CHICAGO – Voting is a basic civic duty in a democracy. In 1975, the U.S. Congress added language-access provisions to the Voting Rights Act of 1965. Under Section 203 of that amended act, jurisdictions must provide language assistance if more than 10,000 or 5 percent of voting-age citizens belong to a single language minority group, have depressed literacy rates and do not speak English very well. The Ukrainian community of Cook County in Illinois has a population that fits this description, based on the 2010 Census.
One of the goals of the Ukrainian Congress Committee of America-Illinois Division (UCCA-Illinois) is “to coordinate and consolidate development of organized Ukrainian life in the U.S. and strive to increase the importance and role of the Ukrainian American community in the civic and cultural life of this country.” In keeping with this goal, and because voting is an important cornerstone of democracy, Ihor Diaczun, president, and Marta Farion, vice-president of the UCCA-Illinois, with the assistance of board members, had initiated a “Register, Vote, Complete Census 2020” project in the Ukrainian community to encourage Ukrainian registered voters to vote in the Chicago mayoral election in February of 2019 and to fill out the 2020 Census.
Cook County is home to 5.2 million people living in the city of Chicago and several northwestern suburbs. Thirty-five percent of Cook County residents speak a language other than English at home. Commissioners Scott Britton (14th District) and Kevin B. Morrison (15th District) strongly advocated and engaged in legislative initiatives to provide election ballots in native languages. In October 2019, the Cook County Board of Commissioners in Illinois went beyond the basic language requirements; they passed an ordinance to assure and provide voters with fully translated electronic, mail-in and audio assistance ballots in 12 languages for the 2020 presidential and local elections on November 3. One of these languages would be Ukrainian.

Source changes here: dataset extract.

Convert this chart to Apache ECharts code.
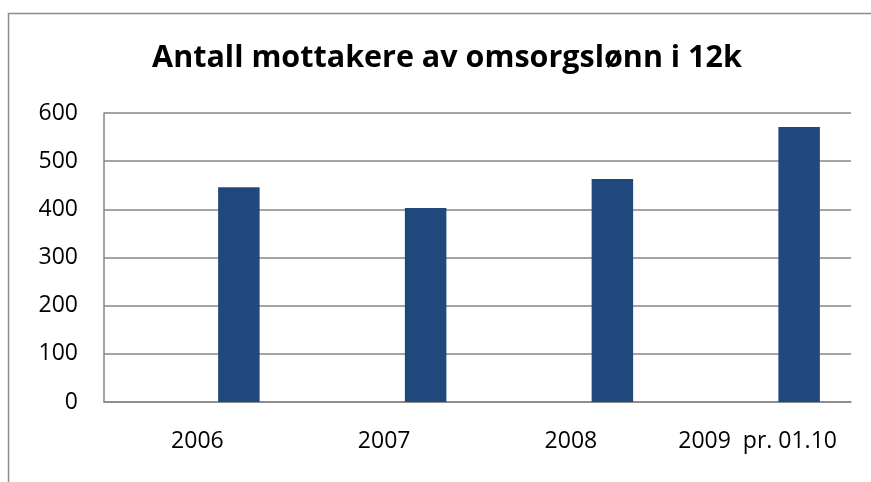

In order to comply with the Cook County Board of Commissioners’ ordinance, a professional translation firm was hired to prepare the election ballots in Ukrainian; however, it was deemed necessary to contract “native-speakers” of Ukrainian, with aptitude in media communications, to proofread the ballots. The Cook County Clerk’s Office of Illinois reached out to Ms. Farion for a recommendation. Three individuals were recommended: Mila Luhova (co-chair of the UCCA-Illinois Media Committee), Maria Klimchak (host of the “Ukrainian Wave” radio program and curator at the Ukrainian National Museum of Chicago) and Halyna Parasyuk (archivist at the Ukrainian National Museum). Ms. Luhova was the lead on the proofreading and editing of the translations. She also recorded the audio instructions in Ukrainian to be used in the electronic voting process.
The UCCA-Illinois is the most active of all the Ukrainian Congress Committee of America branches in the U.S. and has an extensive network of contacts on social, cultural and political issues. It is possible that the initiative to “Register, Vote, Complete Census 2020” served as a springboard that led to the availability of election ballots in Ukrainian. Illinois’ Cook County was the first to provide election ballots in Ukrainian in the U.S.
Maria Korkatsch-Groszko, Ph.D., is vice-president of the Ukrainian Congress Committee of America — Illinois Division.